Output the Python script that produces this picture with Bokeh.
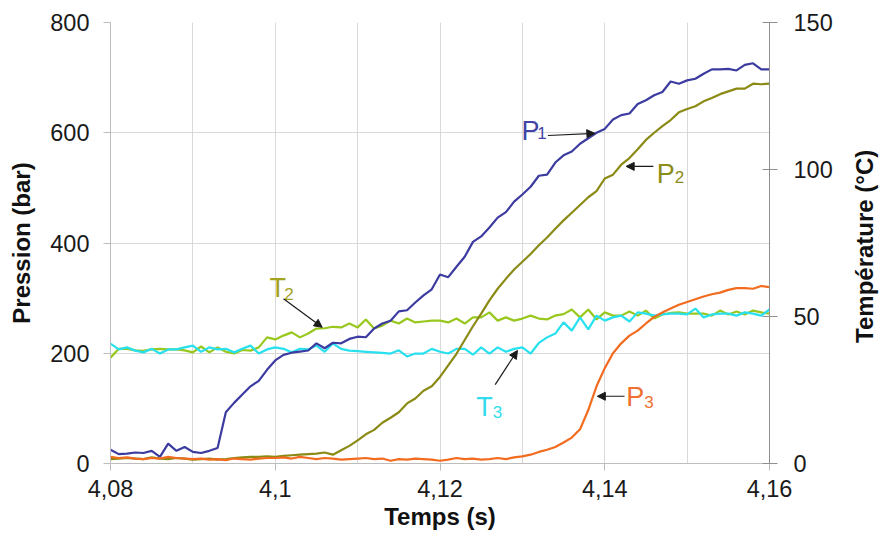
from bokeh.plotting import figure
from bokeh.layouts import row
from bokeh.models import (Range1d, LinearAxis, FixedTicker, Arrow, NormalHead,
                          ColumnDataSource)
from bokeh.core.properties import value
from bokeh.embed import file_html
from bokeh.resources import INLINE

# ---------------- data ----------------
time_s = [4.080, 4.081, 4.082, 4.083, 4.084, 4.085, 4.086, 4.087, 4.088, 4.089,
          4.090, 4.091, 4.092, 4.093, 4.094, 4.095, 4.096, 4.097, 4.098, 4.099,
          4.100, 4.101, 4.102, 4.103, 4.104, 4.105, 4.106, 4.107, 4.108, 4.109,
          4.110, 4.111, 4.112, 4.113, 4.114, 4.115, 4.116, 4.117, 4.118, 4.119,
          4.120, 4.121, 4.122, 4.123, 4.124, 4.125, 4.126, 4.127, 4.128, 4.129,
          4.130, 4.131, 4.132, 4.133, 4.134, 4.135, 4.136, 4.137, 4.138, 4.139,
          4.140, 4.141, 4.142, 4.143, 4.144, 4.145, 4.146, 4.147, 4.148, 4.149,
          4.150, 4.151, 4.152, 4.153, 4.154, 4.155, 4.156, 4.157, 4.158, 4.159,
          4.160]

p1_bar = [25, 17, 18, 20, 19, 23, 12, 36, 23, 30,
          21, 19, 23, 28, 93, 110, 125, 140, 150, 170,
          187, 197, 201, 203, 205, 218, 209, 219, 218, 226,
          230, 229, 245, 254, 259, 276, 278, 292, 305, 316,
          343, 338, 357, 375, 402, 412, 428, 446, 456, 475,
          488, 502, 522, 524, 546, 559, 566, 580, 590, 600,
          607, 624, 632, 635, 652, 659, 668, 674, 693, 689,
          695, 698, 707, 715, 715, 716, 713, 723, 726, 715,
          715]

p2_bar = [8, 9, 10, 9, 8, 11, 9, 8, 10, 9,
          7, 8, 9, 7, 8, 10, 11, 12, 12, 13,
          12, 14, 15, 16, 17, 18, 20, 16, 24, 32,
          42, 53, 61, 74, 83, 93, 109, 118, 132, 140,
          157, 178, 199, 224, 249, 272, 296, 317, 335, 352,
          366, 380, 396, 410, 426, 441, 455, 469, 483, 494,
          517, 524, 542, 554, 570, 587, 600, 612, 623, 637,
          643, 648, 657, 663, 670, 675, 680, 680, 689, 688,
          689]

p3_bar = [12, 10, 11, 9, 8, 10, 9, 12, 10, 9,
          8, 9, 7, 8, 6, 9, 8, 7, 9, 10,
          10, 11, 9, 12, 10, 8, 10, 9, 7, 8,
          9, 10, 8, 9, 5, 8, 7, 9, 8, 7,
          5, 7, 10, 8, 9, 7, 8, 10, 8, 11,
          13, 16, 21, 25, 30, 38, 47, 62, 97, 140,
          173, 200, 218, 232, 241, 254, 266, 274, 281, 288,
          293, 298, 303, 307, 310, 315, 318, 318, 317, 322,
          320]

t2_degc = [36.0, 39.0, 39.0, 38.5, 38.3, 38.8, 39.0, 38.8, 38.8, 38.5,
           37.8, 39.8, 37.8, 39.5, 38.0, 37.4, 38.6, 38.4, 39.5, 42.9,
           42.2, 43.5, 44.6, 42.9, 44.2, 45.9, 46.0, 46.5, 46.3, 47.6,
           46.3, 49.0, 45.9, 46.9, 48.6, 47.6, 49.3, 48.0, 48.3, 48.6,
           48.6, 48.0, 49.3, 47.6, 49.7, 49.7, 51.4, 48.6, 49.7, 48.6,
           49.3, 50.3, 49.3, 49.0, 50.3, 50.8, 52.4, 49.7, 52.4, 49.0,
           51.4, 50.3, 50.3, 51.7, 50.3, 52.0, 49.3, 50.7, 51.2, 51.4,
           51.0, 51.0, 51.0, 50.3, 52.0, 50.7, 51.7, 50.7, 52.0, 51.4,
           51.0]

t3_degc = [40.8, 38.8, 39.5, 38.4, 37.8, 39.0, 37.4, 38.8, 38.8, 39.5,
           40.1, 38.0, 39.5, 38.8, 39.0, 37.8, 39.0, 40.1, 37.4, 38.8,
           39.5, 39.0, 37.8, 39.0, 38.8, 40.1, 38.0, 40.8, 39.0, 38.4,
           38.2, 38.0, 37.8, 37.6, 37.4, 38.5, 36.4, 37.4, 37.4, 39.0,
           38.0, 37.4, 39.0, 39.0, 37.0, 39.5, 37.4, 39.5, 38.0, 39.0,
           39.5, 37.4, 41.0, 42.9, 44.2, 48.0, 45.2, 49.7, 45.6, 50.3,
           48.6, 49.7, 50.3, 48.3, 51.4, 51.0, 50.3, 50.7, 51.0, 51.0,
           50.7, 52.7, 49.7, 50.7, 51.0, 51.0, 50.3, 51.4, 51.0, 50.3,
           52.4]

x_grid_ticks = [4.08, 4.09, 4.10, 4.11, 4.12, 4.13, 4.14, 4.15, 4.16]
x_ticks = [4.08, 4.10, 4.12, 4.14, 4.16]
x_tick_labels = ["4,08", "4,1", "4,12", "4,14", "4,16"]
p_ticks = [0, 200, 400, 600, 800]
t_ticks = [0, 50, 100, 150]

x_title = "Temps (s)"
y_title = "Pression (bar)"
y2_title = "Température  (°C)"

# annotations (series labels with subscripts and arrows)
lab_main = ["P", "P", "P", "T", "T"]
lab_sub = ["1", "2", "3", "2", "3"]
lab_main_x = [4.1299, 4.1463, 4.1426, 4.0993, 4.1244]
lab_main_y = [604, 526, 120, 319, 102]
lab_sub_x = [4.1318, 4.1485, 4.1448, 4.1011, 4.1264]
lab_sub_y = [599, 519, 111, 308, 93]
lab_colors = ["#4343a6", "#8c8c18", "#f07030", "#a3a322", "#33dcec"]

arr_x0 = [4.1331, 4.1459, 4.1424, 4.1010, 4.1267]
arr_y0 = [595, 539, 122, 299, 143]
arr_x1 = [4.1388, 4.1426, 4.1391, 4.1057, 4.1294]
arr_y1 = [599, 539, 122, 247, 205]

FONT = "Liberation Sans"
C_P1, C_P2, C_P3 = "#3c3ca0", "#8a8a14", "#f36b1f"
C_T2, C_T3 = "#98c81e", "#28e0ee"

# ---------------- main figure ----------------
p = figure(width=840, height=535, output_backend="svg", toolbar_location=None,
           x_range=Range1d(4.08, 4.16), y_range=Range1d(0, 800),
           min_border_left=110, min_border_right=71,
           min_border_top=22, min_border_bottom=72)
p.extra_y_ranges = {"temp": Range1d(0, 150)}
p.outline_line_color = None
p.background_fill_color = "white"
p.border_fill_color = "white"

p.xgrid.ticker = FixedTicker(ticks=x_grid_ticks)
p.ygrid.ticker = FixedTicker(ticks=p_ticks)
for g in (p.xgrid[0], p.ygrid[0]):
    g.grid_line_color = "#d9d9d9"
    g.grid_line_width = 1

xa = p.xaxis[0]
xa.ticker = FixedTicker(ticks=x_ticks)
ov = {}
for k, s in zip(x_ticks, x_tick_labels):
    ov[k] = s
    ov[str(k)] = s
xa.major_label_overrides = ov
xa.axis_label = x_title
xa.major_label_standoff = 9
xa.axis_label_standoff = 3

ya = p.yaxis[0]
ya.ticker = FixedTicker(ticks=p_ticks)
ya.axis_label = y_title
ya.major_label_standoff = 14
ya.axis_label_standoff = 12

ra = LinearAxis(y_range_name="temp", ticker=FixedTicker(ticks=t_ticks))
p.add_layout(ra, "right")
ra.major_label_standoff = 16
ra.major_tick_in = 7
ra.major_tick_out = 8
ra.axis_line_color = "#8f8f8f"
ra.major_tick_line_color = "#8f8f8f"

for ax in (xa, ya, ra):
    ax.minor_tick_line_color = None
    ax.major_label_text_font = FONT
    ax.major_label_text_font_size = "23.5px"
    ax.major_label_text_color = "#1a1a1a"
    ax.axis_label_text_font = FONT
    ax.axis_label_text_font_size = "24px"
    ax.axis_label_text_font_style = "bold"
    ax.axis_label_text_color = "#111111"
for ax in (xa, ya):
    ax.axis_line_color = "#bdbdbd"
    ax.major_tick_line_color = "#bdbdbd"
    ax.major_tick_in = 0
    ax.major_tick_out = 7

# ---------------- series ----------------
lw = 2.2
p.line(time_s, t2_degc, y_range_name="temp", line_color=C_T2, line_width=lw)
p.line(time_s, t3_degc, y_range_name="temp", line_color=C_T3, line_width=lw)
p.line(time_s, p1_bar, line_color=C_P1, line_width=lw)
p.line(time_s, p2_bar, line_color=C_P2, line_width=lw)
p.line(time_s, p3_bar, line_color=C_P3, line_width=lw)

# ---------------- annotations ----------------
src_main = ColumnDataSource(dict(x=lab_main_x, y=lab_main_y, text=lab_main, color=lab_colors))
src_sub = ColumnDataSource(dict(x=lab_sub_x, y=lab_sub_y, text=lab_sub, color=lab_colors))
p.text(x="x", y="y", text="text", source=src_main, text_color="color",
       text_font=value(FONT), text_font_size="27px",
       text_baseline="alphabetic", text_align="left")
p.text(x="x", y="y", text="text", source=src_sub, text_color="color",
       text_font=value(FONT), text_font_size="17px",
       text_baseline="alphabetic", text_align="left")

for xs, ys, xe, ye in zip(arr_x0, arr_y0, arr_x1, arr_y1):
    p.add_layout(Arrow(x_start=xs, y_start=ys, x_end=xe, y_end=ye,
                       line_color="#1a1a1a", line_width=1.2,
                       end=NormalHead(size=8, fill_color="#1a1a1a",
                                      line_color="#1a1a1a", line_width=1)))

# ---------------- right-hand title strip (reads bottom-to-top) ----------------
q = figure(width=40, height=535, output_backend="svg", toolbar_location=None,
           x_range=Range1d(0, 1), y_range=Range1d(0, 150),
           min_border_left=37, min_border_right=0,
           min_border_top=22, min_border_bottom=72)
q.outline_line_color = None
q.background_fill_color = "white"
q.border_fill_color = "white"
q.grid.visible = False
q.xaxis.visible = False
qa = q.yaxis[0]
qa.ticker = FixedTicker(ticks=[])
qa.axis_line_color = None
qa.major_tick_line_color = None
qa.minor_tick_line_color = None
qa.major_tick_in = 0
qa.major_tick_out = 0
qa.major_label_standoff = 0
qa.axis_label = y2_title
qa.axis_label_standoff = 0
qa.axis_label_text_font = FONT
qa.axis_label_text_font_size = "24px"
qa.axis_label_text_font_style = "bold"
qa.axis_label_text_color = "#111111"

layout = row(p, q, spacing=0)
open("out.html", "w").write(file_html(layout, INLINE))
****************
**Problem description:** Write out the lines from the start of the material to the line with "from bokeh.resources import INLINE", inclusive and exactly. Skip the pictures.

**Exercise answer:**
Output the Python script that produces this picture with Bokeh.
from bokeh.plotting import figure
from bokeh.layouts import row
from bokeh.models import (Range1d, LinearAxis, FixedTicker, Arrow, NormalHead,
                          ColumnDataSource)
from bokeh.core.properties import value
from bokeh.embed import file_html
from bokeh.resources import INLINE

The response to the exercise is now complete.